To evaluate effective strategies for mitigating drought and reducing vulnerability, researchers conducted phone interviews with drought planners and resource managers in other states, and thoroughly reviewed states’ drought plans and archives. Integrating these qualitative methods with quantitative data and methods—such as spatial analysis using GIS (Geographic Information System) technology—will help researchers develop a more complete model of drought vulnerability and of how to evaluate and reduce it through effective mitigation options.

Researchers isolated the impediments to implementing the Arizona Drought Preparedness through interviews with sixteen key decision makers, including water providers, land managers, NGO staff, irrigation district leaders, and municipal officials.

Products for the Governor's Drought Task Force:

  • A State Drought Plan Summary: A Review of Colorado, Georgia, New Mexico, and Montana Drought Plans (October 2003) - summarizing the structure, implementation, and successes of other drought plans
  • Drought Mitigation and Adaptation: Discussions with State Drought Planners
  • A Study of Potential Difficulties in Implementing the Governor’s Drought Preparedness Plan in the Little Colorado River Basin, Arizona 
  • Drought Mitigation and Adaptation: Discussions with State Drought Planners - makes three suggestions:
  1. A single point of contact for all activities related to drought and drought planning is critical, particularly during times when there is adequate precipitation.
  2. As many local stakeholders should be involved as possible, including irrigation districts, forestry groups, tourism operators, water capital project managers, fire managers, state agencies, realtors, developers, regional water planners, and city council staff.
  3. Drought advisory committees are critical for short-term mitigation; however, other states have found watershed alliances to be the most effective type of structure in linking the local and state scales of drought planning. These groups provide continuity in monitoring and preparedness during non-drought times, especially in vulnerable rural areas.
  • A Study of Potential Difficulties in Implementing the Governor’s Drought Preparedness Plan in the Little Colorado River Basin, Arizona - This report delves into the possible impediments to implementing the drought plan.
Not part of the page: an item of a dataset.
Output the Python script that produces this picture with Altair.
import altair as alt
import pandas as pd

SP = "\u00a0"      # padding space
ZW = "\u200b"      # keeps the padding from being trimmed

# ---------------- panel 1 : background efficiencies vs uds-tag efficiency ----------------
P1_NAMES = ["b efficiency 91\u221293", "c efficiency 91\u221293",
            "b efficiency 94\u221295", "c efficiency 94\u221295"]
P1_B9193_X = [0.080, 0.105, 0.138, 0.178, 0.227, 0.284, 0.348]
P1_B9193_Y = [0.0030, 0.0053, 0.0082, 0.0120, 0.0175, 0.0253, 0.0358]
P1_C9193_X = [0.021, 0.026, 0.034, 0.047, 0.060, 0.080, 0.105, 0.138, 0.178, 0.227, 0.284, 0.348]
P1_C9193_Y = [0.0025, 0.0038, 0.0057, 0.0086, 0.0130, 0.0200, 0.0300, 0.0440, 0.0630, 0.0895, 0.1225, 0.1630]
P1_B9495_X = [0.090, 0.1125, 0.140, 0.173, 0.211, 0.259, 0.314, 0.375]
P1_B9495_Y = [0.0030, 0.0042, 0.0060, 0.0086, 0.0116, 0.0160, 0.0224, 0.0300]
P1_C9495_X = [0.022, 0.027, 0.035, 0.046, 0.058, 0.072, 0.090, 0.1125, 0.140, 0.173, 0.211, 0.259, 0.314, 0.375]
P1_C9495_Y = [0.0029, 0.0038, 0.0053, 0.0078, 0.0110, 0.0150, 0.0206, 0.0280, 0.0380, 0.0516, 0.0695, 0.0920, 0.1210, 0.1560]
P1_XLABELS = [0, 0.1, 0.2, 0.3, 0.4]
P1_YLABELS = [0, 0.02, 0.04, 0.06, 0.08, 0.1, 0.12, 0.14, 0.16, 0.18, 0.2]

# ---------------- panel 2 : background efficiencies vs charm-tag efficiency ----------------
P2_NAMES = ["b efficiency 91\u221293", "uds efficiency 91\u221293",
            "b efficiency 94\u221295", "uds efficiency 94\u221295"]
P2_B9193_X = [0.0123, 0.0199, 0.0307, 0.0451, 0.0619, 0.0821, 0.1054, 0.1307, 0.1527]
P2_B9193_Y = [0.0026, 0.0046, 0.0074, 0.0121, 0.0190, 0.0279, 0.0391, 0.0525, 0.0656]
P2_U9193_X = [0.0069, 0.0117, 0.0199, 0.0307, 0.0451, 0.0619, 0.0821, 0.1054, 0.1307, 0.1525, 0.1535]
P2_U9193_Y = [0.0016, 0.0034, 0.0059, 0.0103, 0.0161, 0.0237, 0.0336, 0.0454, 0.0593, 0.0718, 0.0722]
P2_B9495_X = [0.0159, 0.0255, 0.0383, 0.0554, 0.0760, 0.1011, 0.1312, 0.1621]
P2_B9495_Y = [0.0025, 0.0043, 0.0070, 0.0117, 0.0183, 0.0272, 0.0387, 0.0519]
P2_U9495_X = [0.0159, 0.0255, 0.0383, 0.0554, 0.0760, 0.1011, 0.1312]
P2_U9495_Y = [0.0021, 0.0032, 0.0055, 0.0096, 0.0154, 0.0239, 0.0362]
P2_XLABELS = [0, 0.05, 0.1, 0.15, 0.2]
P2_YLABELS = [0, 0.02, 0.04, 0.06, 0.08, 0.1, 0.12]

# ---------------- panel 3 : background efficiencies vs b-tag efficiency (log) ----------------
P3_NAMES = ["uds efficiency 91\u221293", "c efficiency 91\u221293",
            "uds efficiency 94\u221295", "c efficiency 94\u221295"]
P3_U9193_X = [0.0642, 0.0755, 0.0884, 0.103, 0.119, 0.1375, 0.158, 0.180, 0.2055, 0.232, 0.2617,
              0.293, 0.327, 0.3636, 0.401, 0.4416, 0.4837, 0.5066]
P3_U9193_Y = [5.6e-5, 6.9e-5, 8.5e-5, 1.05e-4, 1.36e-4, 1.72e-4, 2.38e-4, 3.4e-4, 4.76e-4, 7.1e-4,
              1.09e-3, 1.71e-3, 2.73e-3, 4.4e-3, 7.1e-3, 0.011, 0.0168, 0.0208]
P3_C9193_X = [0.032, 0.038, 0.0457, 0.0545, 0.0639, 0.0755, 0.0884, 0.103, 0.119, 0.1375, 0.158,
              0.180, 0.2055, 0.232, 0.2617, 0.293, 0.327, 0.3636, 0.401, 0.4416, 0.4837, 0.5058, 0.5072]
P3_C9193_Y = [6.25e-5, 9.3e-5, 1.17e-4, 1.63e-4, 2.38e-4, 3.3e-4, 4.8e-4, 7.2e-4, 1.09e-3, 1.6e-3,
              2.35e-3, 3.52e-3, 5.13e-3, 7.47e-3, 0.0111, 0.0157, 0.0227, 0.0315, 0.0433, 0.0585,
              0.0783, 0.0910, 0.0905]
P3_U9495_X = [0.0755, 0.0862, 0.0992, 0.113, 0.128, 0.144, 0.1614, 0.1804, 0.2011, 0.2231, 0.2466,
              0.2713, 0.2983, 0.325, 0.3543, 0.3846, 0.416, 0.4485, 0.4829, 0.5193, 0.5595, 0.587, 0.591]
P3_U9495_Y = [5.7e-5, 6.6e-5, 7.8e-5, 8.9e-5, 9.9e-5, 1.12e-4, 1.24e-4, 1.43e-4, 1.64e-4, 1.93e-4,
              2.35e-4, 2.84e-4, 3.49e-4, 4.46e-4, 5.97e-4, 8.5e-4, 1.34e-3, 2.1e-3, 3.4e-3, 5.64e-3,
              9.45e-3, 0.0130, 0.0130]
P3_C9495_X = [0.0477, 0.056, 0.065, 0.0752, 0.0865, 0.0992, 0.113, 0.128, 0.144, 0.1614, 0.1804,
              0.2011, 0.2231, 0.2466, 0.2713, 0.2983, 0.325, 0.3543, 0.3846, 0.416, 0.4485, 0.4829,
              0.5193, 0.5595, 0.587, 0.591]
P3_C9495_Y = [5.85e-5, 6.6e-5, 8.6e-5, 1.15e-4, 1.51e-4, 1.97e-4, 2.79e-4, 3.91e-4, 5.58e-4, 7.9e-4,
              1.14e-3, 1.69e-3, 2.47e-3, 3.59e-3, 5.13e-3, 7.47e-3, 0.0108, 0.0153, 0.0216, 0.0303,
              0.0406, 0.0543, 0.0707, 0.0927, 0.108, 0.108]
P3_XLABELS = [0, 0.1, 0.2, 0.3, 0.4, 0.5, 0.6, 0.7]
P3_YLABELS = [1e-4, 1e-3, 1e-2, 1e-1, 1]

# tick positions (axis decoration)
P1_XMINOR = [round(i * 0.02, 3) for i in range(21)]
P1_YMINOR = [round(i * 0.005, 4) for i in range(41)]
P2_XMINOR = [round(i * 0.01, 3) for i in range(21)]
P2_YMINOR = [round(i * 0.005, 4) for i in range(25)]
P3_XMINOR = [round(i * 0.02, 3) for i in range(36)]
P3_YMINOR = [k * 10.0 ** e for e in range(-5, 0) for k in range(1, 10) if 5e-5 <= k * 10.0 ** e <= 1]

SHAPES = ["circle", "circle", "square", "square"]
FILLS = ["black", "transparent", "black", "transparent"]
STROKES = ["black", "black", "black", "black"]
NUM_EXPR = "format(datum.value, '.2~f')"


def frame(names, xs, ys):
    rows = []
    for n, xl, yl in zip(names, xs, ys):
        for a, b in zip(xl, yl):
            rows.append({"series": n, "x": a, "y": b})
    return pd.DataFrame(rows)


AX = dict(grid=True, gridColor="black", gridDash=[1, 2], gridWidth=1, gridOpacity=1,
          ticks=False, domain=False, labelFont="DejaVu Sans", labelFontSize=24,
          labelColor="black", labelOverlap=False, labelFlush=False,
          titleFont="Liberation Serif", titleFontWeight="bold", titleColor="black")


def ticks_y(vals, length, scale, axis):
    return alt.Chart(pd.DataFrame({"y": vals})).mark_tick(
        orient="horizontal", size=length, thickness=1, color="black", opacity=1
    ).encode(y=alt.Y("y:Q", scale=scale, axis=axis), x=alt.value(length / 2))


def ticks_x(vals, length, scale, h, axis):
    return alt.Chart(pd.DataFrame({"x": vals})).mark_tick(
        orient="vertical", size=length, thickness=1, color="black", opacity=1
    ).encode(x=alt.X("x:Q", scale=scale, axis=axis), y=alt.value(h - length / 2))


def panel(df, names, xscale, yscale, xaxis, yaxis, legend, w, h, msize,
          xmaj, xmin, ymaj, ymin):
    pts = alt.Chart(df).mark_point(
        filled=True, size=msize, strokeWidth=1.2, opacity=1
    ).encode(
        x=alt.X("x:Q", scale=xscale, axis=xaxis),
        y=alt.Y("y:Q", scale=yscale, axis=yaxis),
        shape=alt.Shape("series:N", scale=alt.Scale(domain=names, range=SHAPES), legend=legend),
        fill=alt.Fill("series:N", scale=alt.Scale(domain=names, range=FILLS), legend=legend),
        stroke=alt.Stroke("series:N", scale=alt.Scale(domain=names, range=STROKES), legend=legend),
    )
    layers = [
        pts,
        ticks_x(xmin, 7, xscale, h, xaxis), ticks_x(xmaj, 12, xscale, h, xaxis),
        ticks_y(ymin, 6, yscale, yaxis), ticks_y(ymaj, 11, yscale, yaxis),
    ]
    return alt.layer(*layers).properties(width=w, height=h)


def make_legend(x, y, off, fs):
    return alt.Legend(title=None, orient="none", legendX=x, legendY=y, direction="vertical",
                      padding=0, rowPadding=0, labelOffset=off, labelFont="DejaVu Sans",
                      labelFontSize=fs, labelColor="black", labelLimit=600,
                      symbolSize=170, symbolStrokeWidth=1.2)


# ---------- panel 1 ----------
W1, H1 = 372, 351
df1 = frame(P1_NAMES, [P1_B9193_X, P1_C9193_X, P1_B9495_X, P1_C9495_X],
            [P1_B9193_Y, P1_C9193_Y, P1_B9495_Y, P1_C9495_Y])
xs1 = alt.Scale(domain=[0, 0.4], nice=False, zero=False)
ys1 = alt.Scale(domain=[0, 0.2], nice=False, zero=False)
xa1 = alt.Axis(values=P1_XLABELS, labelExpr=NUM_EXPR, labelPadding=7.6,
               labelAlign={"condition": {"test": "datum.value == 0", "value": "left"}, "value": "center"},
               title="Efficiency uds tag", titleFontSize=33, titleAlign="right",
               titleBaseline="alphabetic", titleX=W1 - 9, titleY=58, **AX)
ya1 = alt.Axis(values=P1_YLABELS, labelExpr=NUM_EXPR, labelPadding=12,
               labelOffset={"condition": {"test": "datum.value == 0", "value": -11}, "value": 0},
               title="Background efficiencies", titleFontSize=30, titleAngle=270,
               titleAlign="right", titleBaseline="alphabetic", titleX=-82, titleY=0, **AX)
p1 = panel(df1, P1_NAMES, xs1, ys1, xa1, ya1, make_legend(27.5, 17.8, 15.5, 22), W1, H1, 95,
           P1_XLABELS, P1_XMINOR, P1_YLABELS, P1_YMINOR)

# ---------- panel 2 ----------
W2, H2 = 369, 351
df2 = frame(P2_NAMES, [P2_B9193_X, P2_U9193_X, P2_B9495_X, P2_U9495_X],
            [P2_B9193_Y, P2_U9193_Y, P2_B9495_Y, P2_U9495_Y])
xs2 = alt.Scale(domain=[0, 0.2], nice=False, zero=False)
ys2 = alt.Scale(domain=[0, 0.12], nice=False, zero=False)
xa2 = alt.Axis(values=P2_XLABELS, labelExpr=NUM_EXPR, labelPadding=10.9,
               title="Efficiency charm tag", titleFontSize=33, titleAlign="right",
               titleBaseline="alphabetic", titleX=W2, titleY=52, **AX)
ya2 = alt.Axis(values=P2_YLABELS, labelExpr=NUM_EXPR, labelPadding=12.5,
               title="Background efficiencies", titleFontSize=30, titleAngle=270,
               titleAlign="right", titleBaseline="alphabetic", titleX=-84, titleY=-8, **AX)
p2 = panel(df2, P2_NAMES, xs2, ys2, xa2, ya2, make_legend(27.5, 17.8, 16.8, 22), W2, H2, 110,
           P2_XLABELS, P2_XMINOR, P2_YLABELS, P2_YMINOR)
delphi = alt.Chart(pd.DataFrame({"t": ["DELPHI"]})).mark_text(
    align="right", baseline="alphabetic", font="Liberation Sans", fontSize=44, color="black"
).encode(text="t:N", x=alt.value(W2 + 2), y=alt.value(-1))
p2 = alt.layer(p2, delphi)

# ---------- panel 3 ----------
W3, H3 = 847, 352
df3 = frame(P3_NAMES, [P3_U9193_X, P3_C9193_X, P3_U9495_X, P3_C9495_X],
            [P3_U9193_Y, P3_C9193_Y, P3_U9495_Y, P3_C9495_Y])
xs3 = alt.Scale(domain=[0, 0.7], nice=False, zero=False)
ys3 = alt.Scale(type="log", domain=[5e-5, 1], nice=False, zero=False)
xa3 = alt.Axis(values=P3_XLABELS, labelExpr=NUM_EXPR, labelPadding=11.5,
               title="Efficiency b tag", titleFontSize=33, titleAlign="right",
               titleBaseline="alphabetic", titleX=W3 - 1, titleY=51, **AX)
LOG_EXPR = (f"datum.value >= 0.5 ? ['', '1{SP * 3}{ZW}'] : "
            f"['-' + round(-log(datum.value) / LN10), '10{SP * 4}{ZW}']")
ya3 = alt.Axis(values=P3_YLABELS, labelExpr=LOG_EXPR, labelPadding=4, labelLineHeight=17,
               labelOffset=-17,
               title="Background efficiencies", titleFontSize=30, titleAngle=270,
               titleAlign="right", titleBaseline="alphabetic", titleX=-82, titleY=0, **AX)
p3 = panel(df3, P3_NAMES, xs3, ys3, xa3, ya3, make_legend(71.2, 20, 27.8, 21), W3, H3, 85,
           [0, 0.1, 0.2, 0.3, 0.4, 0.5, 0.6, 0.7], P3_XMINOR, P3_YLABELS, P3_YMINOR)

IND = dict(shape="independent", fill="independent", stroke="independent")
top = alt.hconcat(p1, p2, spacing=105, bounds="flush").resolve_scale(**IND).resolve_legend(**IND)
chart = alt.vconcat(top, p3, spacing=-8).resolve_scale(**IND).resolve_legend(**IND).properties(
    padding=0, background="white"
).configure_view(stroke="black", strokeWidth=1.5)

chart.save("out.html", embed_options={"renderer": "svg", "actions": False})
However, in spite of the barriers discussed in this report, the residents of the Upper Little Colorado River Basin (ULCRB) region possess extensive social capital, which would allow them to plan for and cope with drought. The barriers discussed in this report include:
    • Resistance to drought planning due to the perception of an ample water supply from the C- and N- groundwater aquifers;
    • Apprehension over pending adjudication involving water rights in the basin;
    • Tensions between irrigators and recreators, summer residents and permanent residents, and Mormons and non-Mormons;
    • Lack of funds to carry out drought planning and preparedness measures;
    • Discouraged collaboration due to antipathy toward extensive bureaucratic “red tape.”